§ **DATA TO PROCESS**:
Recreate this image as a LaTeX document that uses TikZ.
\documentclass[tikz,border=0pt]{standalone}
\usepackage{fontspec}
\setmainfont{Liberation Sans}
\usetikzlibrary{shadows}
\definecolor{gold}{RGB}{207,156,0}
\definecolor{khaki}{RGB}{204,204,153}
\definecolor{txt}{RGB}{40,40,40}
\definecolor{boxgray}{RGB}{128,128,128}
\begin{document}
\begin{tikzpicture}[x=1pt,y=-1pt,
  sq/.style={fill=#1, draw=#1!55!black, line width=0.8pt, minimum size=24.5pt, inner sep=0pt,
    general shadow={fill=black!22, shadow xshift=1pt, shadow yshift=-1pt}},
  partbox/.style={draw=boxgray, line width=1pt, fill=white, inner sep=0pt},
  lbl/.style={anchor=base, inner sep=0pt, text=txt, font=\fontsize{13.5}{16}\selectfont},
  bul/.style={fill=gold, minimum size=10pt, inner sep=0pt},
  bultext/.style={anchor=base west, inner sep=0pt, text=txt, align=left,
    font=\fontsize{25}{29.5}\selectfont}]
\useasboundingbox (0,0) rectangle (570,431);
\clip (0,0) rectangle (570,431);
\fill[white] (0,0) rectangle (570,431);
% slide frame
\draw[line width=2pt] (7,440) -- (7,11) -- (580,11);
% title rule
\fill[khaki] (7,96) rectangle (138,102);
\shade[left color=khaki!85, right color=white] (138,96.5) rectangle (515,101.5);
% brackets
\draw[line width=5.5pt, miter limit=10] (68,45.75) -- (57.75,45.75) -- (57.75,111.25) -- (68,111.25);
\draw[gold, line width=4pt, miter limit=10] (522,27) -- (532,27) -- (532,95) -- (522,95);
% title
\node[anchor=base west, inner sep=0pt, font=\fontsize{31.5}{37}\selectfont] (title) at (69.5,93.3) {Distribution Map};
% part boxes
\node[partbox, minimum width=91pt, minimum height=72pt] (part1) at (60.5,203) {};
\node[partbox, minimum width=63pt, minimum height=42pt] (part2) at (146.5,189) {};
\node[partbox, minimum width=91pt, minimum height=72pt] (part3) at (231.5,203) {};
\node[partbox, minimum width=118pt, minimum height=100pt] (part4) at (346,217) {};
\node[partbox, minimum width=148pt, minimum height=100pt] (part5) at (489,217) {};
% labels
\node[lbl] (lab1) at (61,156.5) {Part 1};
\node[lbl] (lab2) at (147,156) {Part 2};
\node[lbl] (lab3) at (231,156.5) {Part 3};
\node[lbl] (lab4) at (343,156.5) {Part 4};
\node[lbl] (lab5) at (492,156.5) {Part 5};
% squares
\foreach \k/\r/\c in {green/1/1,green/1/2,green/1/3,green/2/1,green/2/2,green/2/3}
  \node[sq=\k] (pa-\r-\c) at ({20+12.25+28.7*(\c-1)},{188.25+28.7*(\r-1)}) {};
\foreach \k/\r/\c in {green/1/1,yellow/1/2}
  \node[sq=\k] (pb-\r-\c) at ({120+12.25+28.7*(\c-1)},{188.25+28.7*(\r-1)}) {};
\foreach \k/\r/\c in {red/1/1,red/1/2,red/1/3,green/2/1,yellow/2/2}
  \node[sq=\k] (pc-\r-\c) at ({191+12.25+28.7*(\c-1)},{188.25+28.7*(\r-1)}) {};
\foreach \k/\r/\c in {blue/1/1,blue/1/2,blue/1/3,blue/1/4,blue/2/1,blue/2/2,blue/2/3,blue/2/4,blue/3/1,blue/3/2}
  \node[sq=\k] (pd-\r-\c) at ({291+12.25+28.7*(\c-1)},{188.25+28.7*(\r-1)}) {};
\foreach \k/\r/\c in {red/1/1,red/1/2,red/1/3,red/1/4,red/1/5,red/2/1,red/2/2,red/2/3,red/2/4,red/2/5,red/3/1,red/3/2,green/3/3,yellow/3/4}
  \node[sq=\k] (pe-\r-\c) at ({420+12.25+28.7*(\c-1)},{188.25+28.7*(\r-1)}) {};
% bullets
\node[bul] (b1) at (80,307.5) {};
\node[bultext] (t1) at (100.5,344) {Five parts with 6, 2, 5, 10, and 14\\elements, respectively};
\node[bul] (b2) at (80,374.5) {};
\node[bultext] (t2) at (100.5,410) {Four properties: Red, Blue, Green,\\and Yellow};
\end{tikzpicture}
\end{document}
* * *
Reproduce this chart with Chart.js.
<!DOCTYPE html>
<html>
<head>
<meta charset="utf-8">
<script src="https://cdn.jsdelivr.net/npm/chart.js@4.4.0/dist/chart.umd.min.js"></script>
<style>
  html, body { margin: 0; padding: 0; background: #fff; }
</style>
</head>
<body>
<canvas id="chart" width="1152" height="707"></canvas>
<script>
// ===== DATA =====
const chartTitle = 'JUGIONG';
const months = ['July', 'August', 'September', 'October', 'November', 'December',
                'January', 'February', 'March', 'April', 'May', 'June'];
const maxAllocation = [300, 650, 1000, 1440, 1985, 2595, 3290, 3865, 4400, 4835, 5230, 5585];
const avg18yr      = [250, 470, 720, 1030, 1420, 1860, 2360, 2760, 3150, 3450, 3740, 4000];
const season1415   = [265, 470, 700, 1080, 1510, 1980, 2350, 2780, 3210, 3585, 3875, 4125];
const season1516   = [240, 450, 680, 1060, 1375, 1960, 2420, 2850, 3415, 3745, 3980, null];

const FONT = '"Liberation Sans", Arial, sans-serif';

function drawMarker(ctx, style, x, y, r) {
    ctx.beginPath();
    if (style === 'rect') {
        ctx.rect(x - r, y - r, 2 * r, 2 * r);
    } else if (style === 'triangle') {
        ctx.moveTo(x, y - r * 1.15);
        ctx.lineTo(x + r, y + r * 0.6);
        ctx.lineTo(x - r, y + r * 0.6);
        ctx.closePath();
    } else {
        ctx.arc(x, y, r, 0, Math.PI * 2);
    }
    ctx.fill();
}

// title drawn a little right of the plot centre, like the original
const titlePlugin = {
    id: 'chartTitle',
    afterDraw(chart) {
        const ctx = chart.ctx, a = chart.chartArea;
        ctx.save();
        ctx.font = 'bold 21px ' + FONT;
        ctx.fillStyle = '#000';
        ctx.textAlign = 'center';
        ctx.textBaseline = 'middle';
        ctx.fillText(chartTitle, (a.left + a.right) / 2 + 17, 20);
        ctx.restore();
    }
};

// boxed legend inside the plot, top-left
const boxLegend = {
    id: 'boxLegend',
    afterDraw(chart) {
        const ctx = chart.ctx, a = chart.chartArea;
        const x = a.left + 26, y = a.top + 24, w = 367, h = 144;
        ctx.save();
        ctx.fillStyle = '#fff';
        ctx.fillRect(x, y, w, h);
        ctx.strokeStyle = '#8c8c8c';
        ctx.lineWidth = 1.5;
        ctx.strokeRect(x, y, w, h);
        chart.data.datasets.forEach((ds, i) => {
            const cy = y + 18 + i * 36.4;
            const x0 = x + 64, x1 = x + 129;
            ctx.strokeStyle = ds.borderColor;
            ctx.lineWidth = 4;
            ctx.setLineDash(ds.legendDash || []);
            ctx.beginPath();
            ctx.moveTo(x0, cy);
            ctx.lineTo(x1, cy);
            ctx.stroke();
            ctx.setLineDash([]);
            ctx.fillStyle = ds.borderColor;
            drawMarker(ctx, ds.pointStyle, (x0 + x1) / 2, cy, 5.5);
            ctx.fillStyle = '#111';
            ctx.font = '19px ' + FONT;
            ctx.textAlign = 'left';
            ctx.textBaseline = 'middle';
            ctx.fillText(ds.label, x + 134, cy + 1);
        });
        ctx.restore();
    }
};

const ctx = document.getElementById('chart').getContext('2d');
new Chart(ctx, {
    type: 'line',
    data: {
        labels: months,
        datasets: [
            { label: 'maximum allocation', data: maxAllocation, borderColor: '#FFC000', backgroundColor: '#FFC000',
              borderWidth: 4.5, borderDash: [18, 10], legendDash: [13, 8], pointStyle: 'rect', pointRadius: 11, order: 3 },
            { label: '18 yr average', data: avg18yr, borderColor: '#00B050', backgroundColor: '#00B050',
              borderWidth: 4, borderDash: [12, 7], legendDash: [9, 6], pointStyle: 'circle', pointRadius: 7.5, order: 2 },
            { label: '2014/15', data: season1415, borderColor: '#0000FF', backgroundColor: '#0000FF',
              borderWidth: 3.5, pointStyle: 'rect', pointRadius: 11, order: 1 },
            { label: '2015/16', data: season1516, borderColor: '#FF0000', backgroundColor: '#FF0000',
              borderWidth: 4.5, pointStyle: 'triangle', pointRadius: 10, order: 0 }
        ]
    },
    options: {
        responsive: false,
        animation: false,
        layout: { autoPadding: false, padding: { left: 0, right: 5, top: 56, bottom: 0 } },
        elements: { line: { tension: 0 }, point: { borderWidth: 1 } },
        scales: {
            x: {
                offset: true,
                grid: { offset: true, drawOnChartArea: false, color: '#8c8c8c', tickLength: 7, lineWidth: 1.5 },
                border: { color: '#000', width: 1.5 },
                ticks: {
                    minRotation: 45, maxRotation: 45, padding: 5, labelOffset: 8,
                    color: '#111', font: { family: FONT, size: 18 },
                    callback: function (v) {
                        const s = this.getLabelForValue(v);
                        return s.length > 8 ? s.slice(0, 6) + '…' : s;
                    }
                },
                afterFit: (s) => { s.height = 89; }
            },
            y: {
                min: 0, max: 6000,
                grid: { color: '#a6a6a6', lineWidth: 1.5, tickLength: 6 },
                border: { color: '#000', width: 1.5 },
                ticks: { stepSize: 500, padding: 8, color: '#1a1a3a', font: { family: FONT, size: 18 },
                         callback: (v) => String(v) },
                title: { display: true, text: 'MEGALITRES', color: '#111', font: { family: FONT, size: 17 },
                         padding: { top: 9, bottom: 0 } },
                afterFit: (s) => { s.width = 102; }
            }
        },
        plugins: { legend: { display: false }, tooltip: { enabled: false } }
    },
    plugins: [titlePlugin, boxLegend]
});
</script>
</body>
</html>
...
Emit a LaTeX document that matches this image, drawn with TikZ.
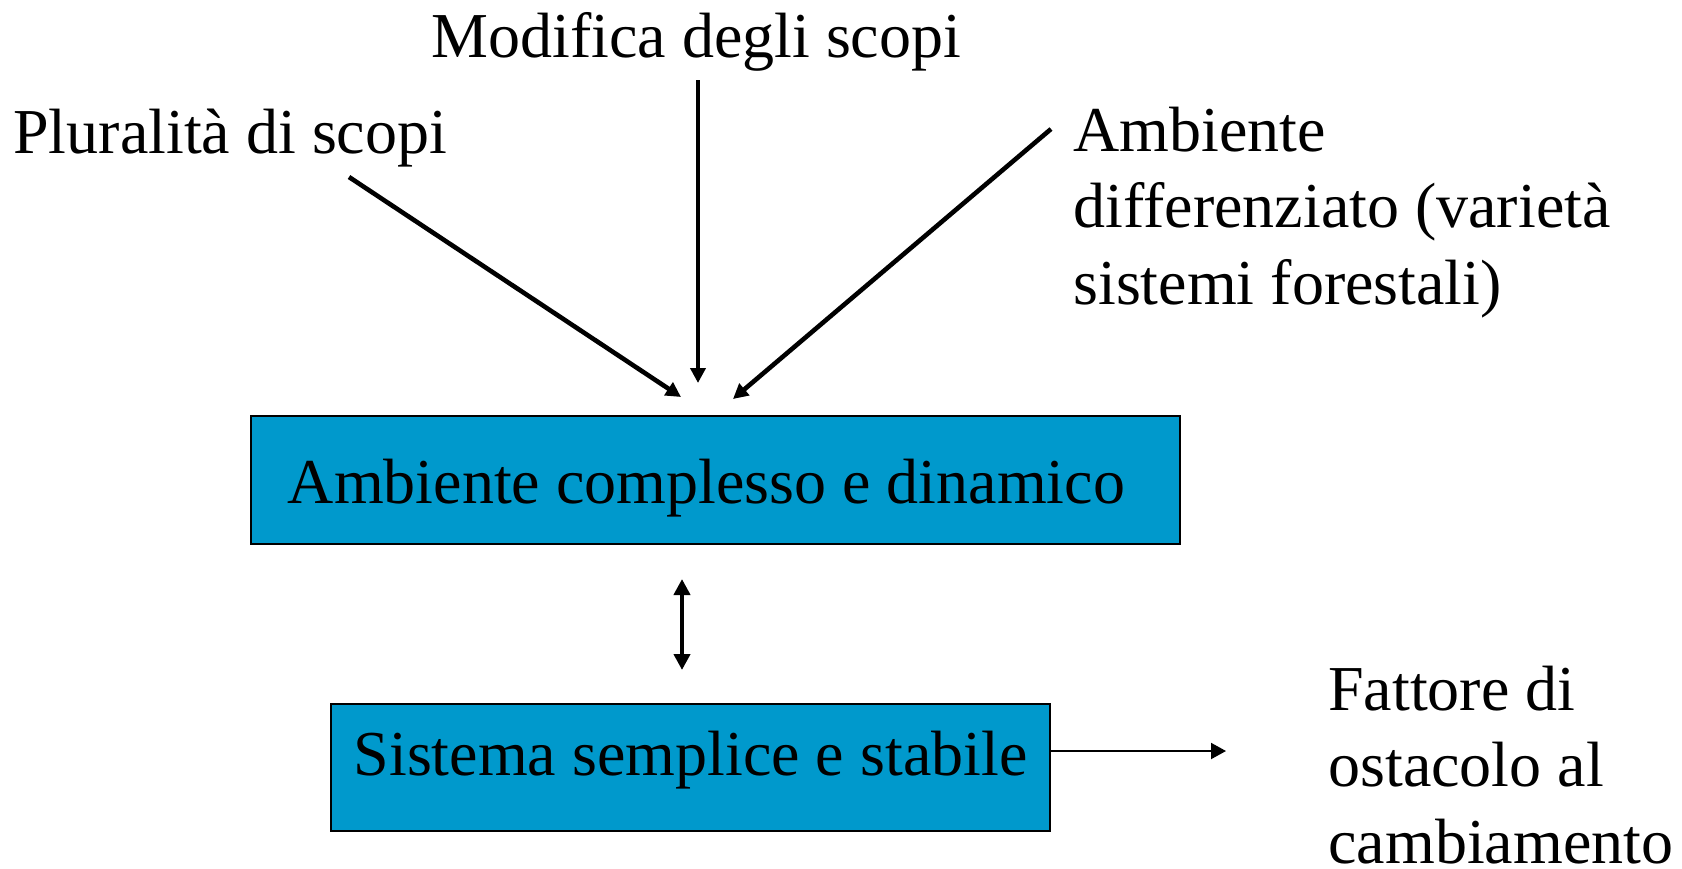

§ **DO THIS**: Using the listing above, pick out each line that contains the word "with", then copy it.

§ **RESULT FOR THIS EXERCISE**:
\node[bultext] (t1) at (100.5,344) {Five parts with 6, 2, 5, 10, and 14\\elements, respectively};
Reproduce this chart with Chart.js.
Emit a LaTeX document that matches this image, drawn with TikZ.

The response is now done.